金奈米雙環結構之間隙效應於侷域表面電漿耦合之影響與感測應用

Abstract

侷域表面電漿子模態會被電磁波激發於金屬奈米結構中。當這些奈米結構相互靠近時，侷域表面電漿子模態會產生強烈耦合，使得電場被集中增強在這些奈米結構的間隙內。在本篇論文中，我們展示了一個金奈米雙環的結構設計，並深入探討其隨著改變不同間隙大小的光學特性變化。相較於一般的奈米顆粒成對結構，奈米雙環具有更多且更強電場分佈的侷域電漿子模態，所以更加適合應用於感測上。 首先，我們利用有限元素法模擬奈米雙圓盤和奈米雙環的消光光譜，並分析各模態的電場分佈。接著藉由一連串奈米製程技術製作出擁有不同間隙大小的實際元件。在這些奈米雙圓盤以及雙環裡，由於侷域表面電漿子耦合的現象，我們都觀察到共振模態在縱向的偏振下隨著間隙大小變小會紅移，間隙內電場強度也會跟著被增強。不僅如此，奈米雙環的電場較強，而其模擬出的感測能力在10 nm的間隙下更能達到 1076 nm/RIU，而奈米雙圓盤只有901 nm/RIU。實驗上我們得到奈米雙環的高感測度在47 nm的間隙下能達到663 nm/RIU，比奈米雙圓盤在28 nm的間隙下的感測度531 nm/RIU要來的好。我們確信這樣的結構對於奈米感測更具發展潛力，如蛋白質，DNA或是一些有毒化學分子的偵測應用。

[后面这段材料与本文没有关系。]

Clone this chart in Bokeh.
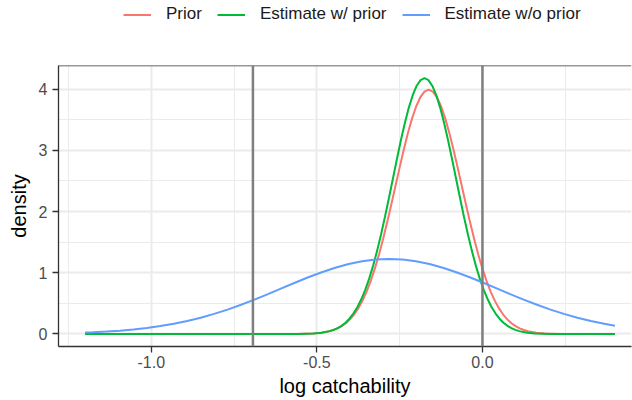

Localized surface plasmon mode could be induced by electromagnetic wave in metal nanostructures. When these nanostructures come in close, LSPR modes are strong coupling, leading to the electric field concentrated and enhanced in the gap of the nanostructures. In this thesis, we demonstrate a gold nanoring dimer structure design and well investigated the corresponding optical properties with varying gap sizes. Compare to typical nanoparticle dimer, nanoring dimer with more and stronger electric field distributions of LSPR bonding mode leads to better sensing applications. At first, the extinction spectra and related LSPR mode profiles of nanodisk and nanoring dimers with varying gap size are simulated and characterized by finite element method. And real devices with different gap sizes are fabricated by series of nano-fabrication process. We observed a red shift of LSPR modes and the enhanced electric field in the gap with decreasing gap size in longitudinal polarization for both nanodisk and nanoring dimers due to LSPR mode coupling. Moreover, the electric field intensity is stronger in nanoring dimer of which the sensitivity reaches to 1076 nm/RIU with gap size of 10 nm in simulation, while the sensitivity is only 901 nm/RIU for nanodisk dimer. In our experiment, high sensitivity of 663 nm/RIU for nanodisk dimer with gap size of 47 nm is obtained, which is better than the sensitivity of 531 nm/RIU for nanodisk dimer with gap size of 28 nm. We promise that it has more potential in nanosening such as protein, DNA, or toxic chemical molecule detections.